_Given exercise_:
Transcribe the material exactly. Images do not belong in the copy.

_Collected data_:
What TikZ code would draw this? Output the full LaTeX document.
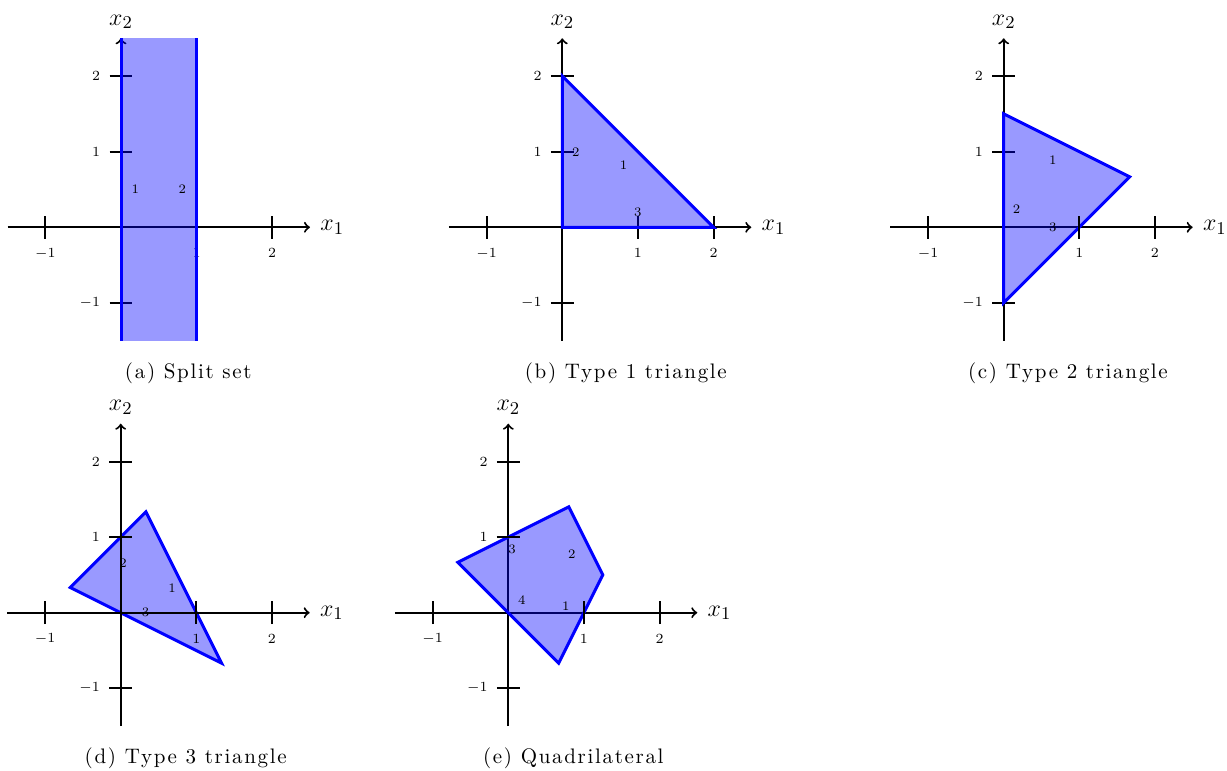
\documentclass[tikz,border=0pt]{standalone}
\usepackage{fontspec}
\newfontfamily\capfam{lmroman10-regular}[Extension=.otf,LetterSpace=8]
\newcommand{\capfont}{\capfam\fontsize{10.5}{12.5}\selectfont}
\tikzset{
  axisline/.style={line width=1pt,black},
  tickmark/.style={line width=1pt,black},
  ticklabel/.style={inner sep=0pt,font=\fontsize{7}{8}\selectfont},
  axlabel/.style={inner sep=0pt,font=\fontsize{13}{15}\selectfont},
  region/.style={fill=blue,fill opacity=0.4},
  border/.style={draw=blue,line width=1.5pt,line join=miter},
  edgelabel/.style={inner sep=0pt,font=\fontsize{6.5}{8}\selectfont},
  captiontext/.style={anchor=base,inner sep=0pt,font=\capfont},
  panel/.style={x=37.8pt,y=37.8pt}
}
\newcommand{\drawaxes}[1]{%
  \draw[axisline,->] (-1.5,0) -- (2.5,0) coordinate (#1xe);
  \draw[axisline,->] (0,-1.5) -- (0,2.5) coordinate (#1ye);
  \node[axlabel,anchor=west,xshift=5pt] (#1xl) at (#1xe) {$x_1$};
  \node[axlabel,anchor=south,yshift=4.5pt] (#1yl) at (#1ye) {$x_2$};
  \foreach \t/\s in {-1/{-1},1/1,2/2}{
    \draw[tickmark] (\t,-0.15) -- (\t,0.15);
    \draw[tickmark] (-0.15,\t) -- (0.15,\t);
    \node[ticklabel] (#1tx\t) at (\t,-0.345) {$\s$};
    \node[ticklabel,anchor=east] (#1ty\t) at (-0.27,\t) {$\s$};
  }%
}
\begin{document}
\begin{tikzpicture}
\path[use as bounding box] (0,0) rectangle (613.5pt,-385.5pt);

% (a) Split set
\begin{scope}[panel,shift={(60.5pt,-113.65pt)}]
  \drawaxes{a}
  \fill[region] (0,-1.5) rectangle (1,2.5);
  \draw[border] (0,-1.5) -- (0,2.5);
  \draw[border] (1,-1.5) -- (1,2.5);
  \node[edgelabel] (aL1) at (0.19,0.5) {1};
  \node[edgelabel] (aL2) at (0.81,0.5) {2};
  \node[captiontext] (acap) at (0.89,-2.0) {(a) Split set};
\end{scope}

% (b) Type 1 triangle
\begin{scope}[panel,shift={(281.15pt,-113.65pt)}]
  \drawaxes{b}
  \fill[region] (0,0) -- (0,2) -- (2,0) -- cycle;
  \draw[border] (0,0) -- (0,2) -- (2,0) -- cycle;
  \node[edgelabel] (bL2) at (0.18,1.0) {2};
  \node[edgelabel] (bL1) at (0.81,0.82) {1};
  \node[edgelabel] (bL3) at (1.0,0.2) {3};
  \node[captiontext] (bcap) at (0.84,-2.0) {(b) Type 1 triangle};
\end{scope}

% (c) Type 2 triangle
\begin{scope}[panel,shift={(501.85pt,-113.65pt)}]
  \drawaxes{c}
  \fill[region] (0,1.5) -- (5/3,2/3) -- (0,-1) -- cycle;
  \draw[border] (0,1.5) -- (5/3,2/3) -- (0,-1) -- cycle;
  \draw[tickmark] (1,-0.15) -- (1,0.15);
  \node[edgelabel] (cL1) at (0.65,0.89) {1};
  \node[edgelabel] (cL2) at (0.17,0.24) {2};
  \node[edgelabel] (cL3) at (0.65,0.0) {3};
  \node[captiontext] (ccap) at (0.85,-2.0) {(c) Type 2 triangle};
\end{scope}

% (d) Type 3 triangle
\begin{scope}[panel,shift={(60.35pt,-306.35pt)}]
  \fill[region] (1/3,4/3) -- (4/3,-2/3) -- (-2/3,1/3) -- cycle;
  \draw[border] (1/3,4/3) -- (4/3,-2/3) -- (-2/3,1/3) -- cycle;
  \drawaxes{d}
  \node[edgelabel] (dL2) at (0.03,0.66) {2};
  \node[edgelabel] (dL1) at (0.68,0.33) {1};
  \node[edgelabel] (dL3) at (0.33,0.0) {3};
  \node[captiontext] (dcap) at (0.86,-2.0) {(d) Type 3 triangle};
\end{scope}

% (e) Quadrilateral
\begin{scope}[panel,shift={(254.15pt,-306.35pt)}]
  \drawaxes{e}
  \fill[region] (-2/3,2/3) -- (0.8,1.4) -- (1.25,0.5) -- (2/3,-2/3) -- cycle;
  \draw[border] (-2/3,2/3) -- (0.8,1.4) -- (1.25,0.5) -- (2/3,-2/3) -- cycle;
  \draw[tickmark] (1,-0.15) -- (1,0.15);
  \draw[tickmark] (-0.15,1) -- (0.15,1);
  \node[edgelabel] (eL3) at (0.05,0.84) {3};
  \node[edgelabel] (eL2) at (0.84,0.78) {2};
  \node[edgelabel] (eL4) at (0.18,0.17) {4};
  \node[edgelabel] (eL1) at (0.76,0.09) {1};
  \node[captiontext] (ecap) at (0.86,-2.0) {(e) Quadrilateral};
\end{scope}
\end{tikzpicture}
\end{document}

_Complete output_:
What TikZ code would draw this? Output the full LaTeX document.
\documentclass[tikz,border=0pt]{standalone}
\usepackage{fontspec}
\newfontfamily\capfam{lmroman10-regular}[Extension=.otf,LetterSpace=8]
\newcommand{\capfont}{\capfam\fontsize{10.5}{12.5}\selectfont}
\tikzset{
  axisline/.style={line width=1pt,black},
  tickmark/.style={line width=1pt,black},
  ticklabel/.style={inner sep=0pt,font=\fontsize{7}{8}\selectfont},
  axlabel/.style={inner sep=0pt,font=\fontsize{13}{15}\selectfont},
  region/.style={fill=blue,fill opacity=0.4},
  border/.style={draw=blue,line width=1.5pt,line join=miter},
  edgelabel/.style={inner sep=0pt,font=\fontsize{6.5}{8}\selectfont},
  captiontext/.style={anchor=base,inner sep=0pt,font=\capfont},
  panel/.style={x=37.8pt,y=37.8pt}
}
\newcommand{\drawaxes}[1]{%
  \draw[axisline,->] (-1.5,0) -- (2.5,0) coordinate (#1xe);
  \draw[axisline,->] (0,-1.5) -- (0,2.5) coordinate (#1ye);
  \node[axlabel,anchor=west,xshift=5pt] (#1xl) at (#1xe) {$x_1$};
  \node[axlabel,anchor=south,yshift=4.5pt] (#1yl) at (#1ye) {$x_2$};
  \foreach \t/\s in {-1/{-1},1/1,2/2}{
    \draw[tickmark] (\t,-0.15) -- (\t,0.15);
    \draw[tickmark] (-0.15,\t) -- (0.15,\t);
    \node[ticklabel] (#1tx\t) at (\t,-0.345) {$\s$};
    \node[ticklabel,anchor=east] (#1ty\t) at (-0.27,\t) {$\s$};
  }%
}
\begin{document}
\begin{tikzpicture}
\path[use as bounding box] (0,0) rectangle (613.5pt,-385.5pt);

% (a) Split set
\begin{scope}[panel,shift={(60.5pt,-113.65pt)}]
  \drawaxes{a}
  \fill[region] (0,-1.5) rectangle (1,2.5);
  \draw[border] (0,-1.5) -- (0,2.5);
  \draw[border] (1,-1.5) -- (1,2.5);
  \node[edgelabel] (aL1) at (0.19,0.5) {1};
  \node[edgelabel] (aL2) at (0.81,0.5) {2};
  \node[captiontext] (acap) at (0.89,-2.0) {(a) Split set};
\end{scope}

% (b) Type 1 triangle
\begin{scope}[panel,shift={(281.15pt,-113.65pt)}]
  \drawaxes{b}
  \fill[region] (0,0) -- (0,2) -- (2,0) -- cycle;
  \draw[border] (0,0) -- (0,2) -- (2,0) -- cycle;
  \node[edgelabel] (bL2) at (0.18,1.0) {2};
  \node[edgelabel] (bL1) at (0.81,0.82) {1};
  \node[edgelabel] (bL3) at (1.0,0.2) {3};
  \node[captiontext] (bcap) at (0.84,-2.0) {(b) Type 1 triangle};
\end{scope}

% (c) Type 2 triangle
\begin{scope}[panel,shift={(501.85pt,-113.65pt)}]
  \drawaxes{c}
  \fill[region] (0,1.5) -- (5/3,2/3) -- (0,-1) -- cycle;
  \draw[border] (0,1.5) -- (5/3,2/3) -- (0,-1) -- cycle;
  \draw[tickmark] (1,-0.15) -- (1,0.15);
  \node[edgelabel] (cL1) at (0.65,0.89) {1};
  \node[edgelabel] (cL2) at (0.17,0.24) {2};
  \node[edgelabel] (cL3) at (0.65,0.0) {3};
  \node[captiontext] (ccap) at (0.85,-2.0) {(c) Type 2 triangle};
\end{scope}

% (d) Type 3 triangle
\begin{scope}[panel,shift={(60.35pt,-306.35pt)}]
  \fill[region] (1/3,4/3) -- (4/3,-2/3) -- (-2/3,1/3) -- cycle;
  \draw[border] (1/3,4/3) -- (4/3,-2/3) -- (-2/3,1/3) -- cycle;
  \drawaxes{d}
  \node[edgelabel] (dL2) at (0.03,0.66) {2};
  \node[edgelabel] (dL1) at (0.68,0.33) {1};
  \node[edgelabel] (dL3) at (0.33,0.0) {3};
  \node[captiontext] (dcap) at (0.86,-2.0) {(d) Type 3 triangle};
\end{scope}

% (e) Quadrilateral
\begin{scope}[panel,shift={(254.15pt,-306.35pt)}]
  \drawaxes{e}
  \fill[region] (-2/3,2/3) -- (0.8,1.4) -- (1.25,0.5) -- (2/3,-2/3) -- cycle;
  \draw[border] (-2/3,2/3) -- (0.8,1.4) -- (1.25,0.5) -- (2/3,-2/3) -- cycle;
  \draw[tickmark] (1,-0.15) -- (1,0.15);
  \draw[tickmark] (-0.15,1) -- (0.15,1);
  \node[edgelabel] (eL3) at (0.05,0.84) {3};
  \node[edgelabel] (eL2) at (0.84,0.78) {2};
  \node[edgelabel] (eL4) at (0.18,0.17) {4};
  \node[edgelabel] (eL1) at (0.76,0.09) {1};
  \node[captiontext] (ecap) at (0.86,-2.0) {(e) Quadrilateral};
\end{scope}
\end{tikzpicture}
\end{document}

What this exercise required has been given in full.